Ach, o ve! Then all the elements enfolded themselves in the alternation of light and shadows as man did in transgressing God’s commands. God, however, strengthened/irrigated certain men, lest man be completely despised. Abel was good, but Cain a suicide. And many saw the mysteries of God in the light, but others committed many sins, until that time came in which the word of God was manifest as it is said: Beautiful in form beyond the sons of men. Then the sun of justice appeared and illuminated men with good works in faith and in act, just as the dawn comes first, and the other hours of the day follow, until night arrives. Thus, o daughter Elisabeth, is the world changed. For the world is already weary in all the greenness of virtues, that is at dawn, prime, ters, and in the strongest hour of the day, at sext. But in this time it is necessary for God to strengthen/irrigate some men, lest his instruments be idle.
Hear, o anxious daughter, that the ambitious suggestions of the ancient serpent are worrying somewhat those men whom the inspiration of God has so imbued. For when that same serpent sees an elegant gem, he roars, saying: “What is this?” And he worries it with many miseries of the burning mind, desirous of flying over the clouds, as if they were Gods, just as he did.
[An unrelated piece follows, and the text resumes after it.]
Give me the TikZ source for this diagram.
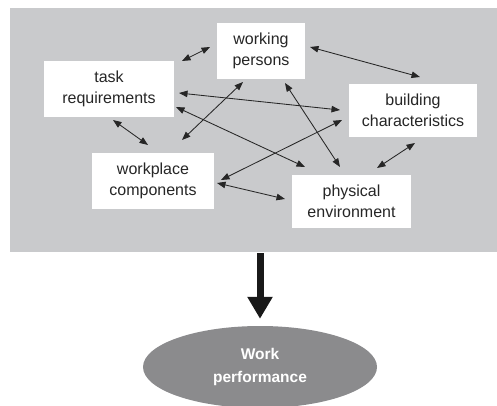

Now hear again: Who desire to accomplish the works of God, let them always consider that they are earthen vessels, since they are men, and let them always reflect on what they are and what they will be, and leave heavenly things to [him] who is of heaven, since they are exiles, not knowing heavenly things, but only reciting the mysteries of God, just as a trumpet only makes sounds, but does not cause them; someone blows in it in order to make the sound. But the mild put on the cuirass of faith, being gentle, poor, and unfortunate, having the simple habits of children, just as he whose trumpet sounds they are was a Lamb, since God always scourges those who sing in his trumpet, taking care lest their earthen vessel perish, except as it pleases Him.
O daughter, let God make you a mirror of life. But I too lie in the pusillanimity of my mind, fatigued much by fear, sounding a little, at times, like the small sound of a trumpet from the living light. Whence God help me, that I may remain in his ministry.